Although 33 participants were selected, the authors note some parts of the study used a smaller sample size because:
… one [subject] lost their phone during the observation period, [and] the other opted out of the […] test due to personal circumstances.
The paper notes that previous studies have been able to:
[…] demonstrate the accuracy of the iPhone pedometer function in laboratory test conditions. However, no studies have attempted to evaluate evidence […] in the field.
- What is the issue that the authors raise with previous studies?
- Why did the authors discuss the changes in sample size for some parts of the study?
- How would you describe the sampling method?
- What would you call the information about given about the subjects needing to be ambulatory and 18 years of age or over?
- Among many other things, the researchers compared the mean diference between the number of step counts recorded by manually counting steps and the iPhone-recorded number of steps. What type of test would be appropriate?
- While walking at 2.5 km/h,
the above test produced a \(P\)-value of 0.006.
What does this mean?
- The sample size for the part of the study mentioned above was \(n=32\). Do you think the test will be statistically valid?
Exercise 36.2 One study of hearing loss among Iranian students (Mohammadpoorasl et al. 2018) used a cross-sectional study to explore the relationship between hearing loss and headphone use. The article states that
… 890 students were randomly selected from five schools at QUMS (Medicine, Dentistry, Nursing and Midwifery, Public Health, and Paramedical Sciences schools) using a proportional cluster sampling method…
The participants completed a hearing test and completed a Hearing Loss Questionnaire (values are between 17 and 34: higher scores indicating more severe hearing loss).
- What is the population?
- Critique the sampling method: What is the implication for interpreting the results of the study?

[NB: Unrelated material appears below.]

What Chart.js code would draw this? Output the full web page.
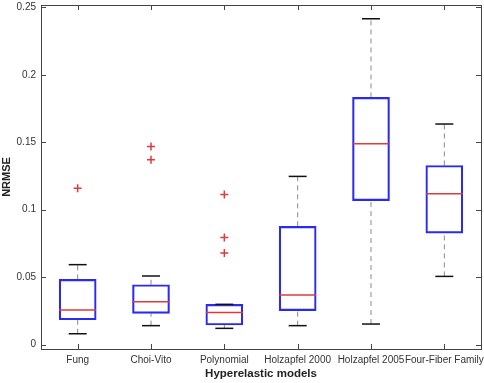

- Some of the results are presented in Table 36.1. What statistical test do you think was used to compare the scores for males and females?
- What are the hypotheses being tested about ‘Frequency of use?’
- Form an approximate 95% CI for the mean hearing loss score for students who use earphones.
- What information is needed to be able to form an approximate 95% CI for the difference between the hearing loss scores for females and males?
|Criterion||Levels||Sample size||Mean||Std. dev||P-value|
|Frequency of use||0, 1 times/day||194||19.2||2.87||0.001|
|2 to 3 times/day||319||19.6||2.66|
|More than 3 times/day||278||20.2||3.54|
|Earphone use||Yes||745||19.8||3.08||< 0.001|
Exercise 36.3 The Abstract from a large study is given below:
OBJECTIVE: This study aims to elucidate any existing link between energy-containing liquids, as consumed in various forms within the diet, and the effect they may have on body weight or other diseases […]
METHODS: A self-administered online survey was conducted in 2496 participants from different countries, in six languages (Spanish, English, Chinese, French, German and Portuguese). Questions referred to their soft drink and water consumption habits, physical exercise performed, presence or absence of certain diseases and medication.
RESULTS: There is statistically significant difference (\(p < 0.001\)) in BMI and consumption of cola per week: those who consumed 0–3 cans a week have a lower BMI than those who consume >7 cans of cola a week […] There is greater presence of obesity (\(p < 0.001\)), gastritis (p < 0.001), constipation (\(p < 0.001\)) and mental illness (\(p = 0.003\)) among people who drink cola soft drinks.
CONCLUSION: Removal of energy-containing beverages from our diet may be an appropriate public health message to support those interested in preventing weight gain as well as other diseases.
Evaluate the study using the six steps of research discussed in this book.